Feel free to post your paragraph on the AP Lit Facebook page or in the comments section of my blog. It will be too long for Twitter!
Since I never give an assignment I wouldn’t do myself. Here’s my attempt:
Edgar was an odd little boy. Only eight, he seemed eighty. Other boys his age played in the forest, but he chose the graveyard. The living trees that rose from the ground and the activity their presence produced, the constant chirp of birds, the squirrel run-and-chatter, bored him. He enjoyed the concrete and marble rising from the ground, a forest already cold and dead as it grew.

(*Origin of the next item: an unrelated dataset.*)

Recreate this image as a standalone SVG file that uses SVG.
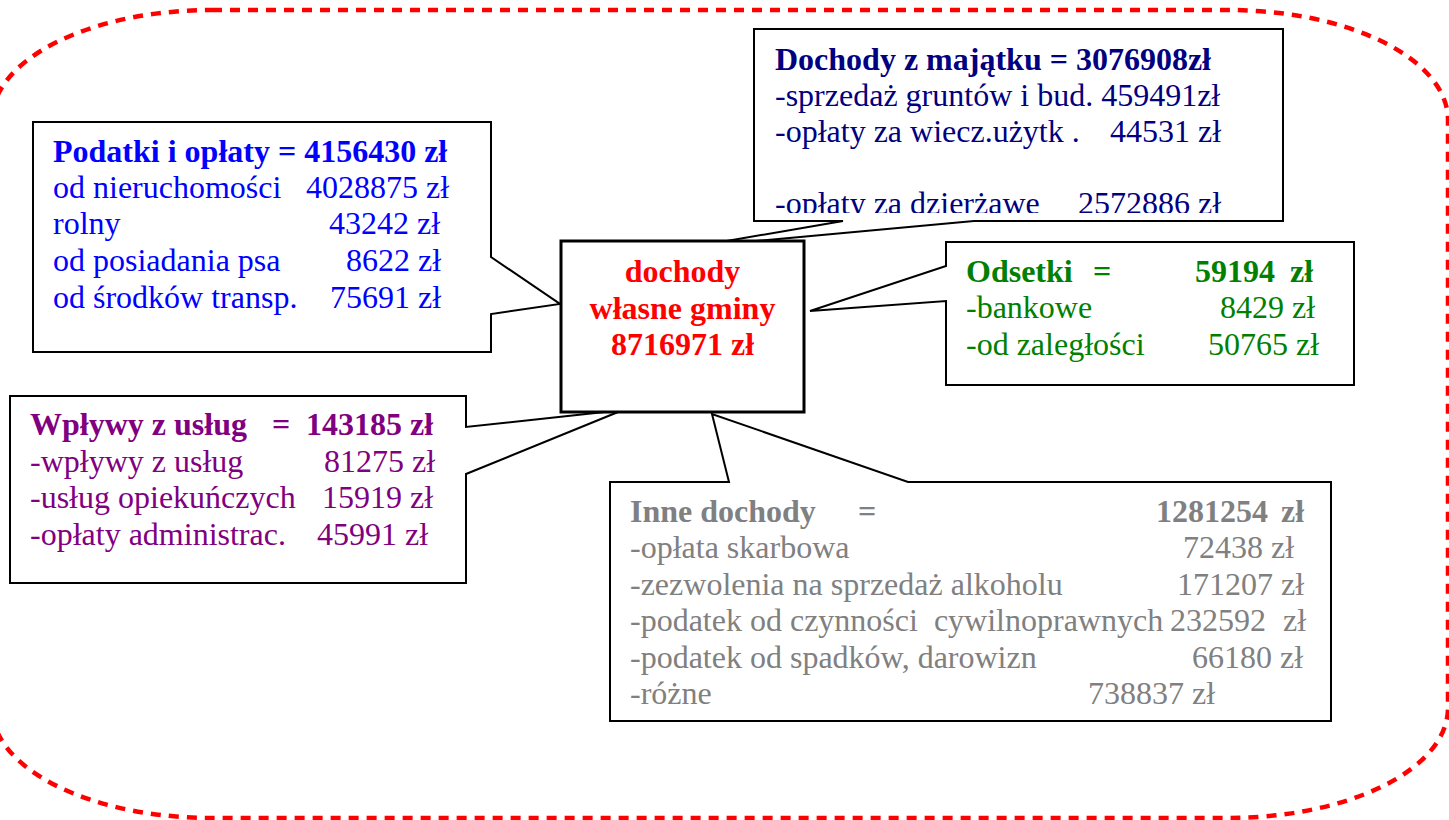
<svg xmlns="http://www.w3.org/2000/svg" width="1449" height="820" viewBox="0 0 1449 820">
<style>
text{font-family:"Liberation Serif","Times New Roman",serif;font-size:32px}
.b{font-weight:bold}
.box{fill:#fff;stroke:#000;stroke-width:2}
.blue{fill:#0000ff}
.navy{fill:#000080}
.green{fill:#008000}
.purple{fill:#800080}
.gray{fill:#808080}
.red{fill:#ff0000}
</style>
<defs>
<clipPath id="clipMaj"><rect x="754" y="29" width="529" height="184"/></clipPath>
</defs>
<rect id="border" x="-8" y="10" width="1456" height="808" rx="220" ry="110" fill="none" stroke="#ff0000" stroke-width="4.5" stroke-dasharray="10 8"/>
<g id="connectors">
<path class="box" d="M33,122 H491 V257 L560,304 L491,314 V352 H33 Z"/>
<path class="box" d="M754,29 H1283 V221 H974 L692,247 L843,221 H754 Z"/>
<path class="box" d="M946,242 H1354 V385 H946 V301 L810,311 L946,266 Z"/>
<path class="box" d="M10,396 H466 V427 L623,410 L466,474 V583 H10 Z"/>
<path class="box" d="M610,482 H729 L712,414 L908,482 H1331 V721 H610 Z"/>
</g>
<g id="podatki" class="blue">
<text class="b" x="53" y="162">Podatki i opłaty = 4156430 zł</text>
<text x="53" y="198">od nieruchomości</text><text x="306" y="198">4028875 zł</text>
<text x="53" y="234">rolny</text><text x="329" y="234">43242 zł</text>
<text x="53" y="271">od posiadania psa</text><text x="346" y="271">8622 zł</text>
<text x="53" y="308">od środków transp.</text><text x="330" y="308">75691 zł</text>
</g>
<g id="majatek" class="navy" clip-path="url(#clipMaj)">
<text class="b" x="775" y="70">Dochody z majątku = 3076908zł</text>
<text x="775" y="106">-sprzedaż gruntów i bud. 459491zł</text>
<text x="775" y="142">-opłaty za wiecz.użytk .</text><text x="1110" y="142">44531 zł</text>
<text x="775" y="214">-opłaty za dzierżawe</text><text x="1078" y="214">2572886 zł</text>
</g>
<g id="odsetki" class="green">
<text class="b" x="966" y="282">Odsetki</text><text class="b" x="1093" y="282">=</text><text class="b" x="1195" y="282">59194</text><text class="b" x="1290" y="282">zł</text>
<text x="966" y="318">-bankowe</text><text x="1220" y="318">8429 zł</text>
<text x="966" y="355">-od zaległości</text><text x="1208" y="355">50765 zł</text>
</g>
<g id="uslugi" class="purple">
<text class="b" x="30" y="435">Wpływy z usług</text><text class="b" x="272" y="435">=</text><text class="b" x="306" y="435">143185 zł</text>
<text x="30" y="472">-wpływy z usług</text><text x="324" y="472">81275 zł</text>
<text x="30" y="508">-usług opiekuńczych</text><text x="322" y="508">15919 zł</text>
<text x="30" y="545">-opłaty administrac.</text><text x="317" y="545">45991 zł</text>
</g>
<g id="inne" class="gray">
<text class="b" x="630" y="522">Inne dochody</text><text class="b" x="858" y="522">=</text><text class="b" x="1156" y="522">1281254</text><text class="b" x="1281" y="522">zł</text>
<text x="630" y="558">-opłata skarbowa</text><text x="1183" y="558">72438 zł</text>
<text x="630" y="595">-zezwolenia na sprzedaż alkoholu</text><text x="1177" y="595">171207 zł</text>
<text x="630" y="631" xml:space="preserve">-podatek od czynności  cywilnoprawnych</text><text x="1170" y="631">232592</text><text x="1283" y="631">zł</text>
<text x="630" y="668">-podatek od spadków, darowizn</text><text x="1192" y="668">66180 zł</text>
<text x="630" y="704">-różne</text><text x="1088" y="704">738837 zł</text>
</g>
<g id="center">
<rect x="561" y="241" width="243" height="171" fill="#fff" stroke="#000" stroke-width="3"/>
<text class="b red" x="682.5" y="282" text-anchor="middle">dochody</text>
<text class="b red" x="682.5" y="319" text-anchor="middle">własne gminy</text>
<text class="b red" x="682.5" y="355" text-anchor="middle">8716971 zł</text>
</g>
</svg>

He found the woods too humid and oppressive, but he was able to cool his forehead and his thoughts on the smooth tombstones. In the woods, life was noisy and raw, beetles eating trees, birds eating beetles, bobcats eating birds, while the graveyard was quiet and orderly. You didn’t hear or see the worms eating below. Little Edgar took comfort in the abstraction of names and numbers around him and began to write stories using the beginnings and endings he was provided on each grave.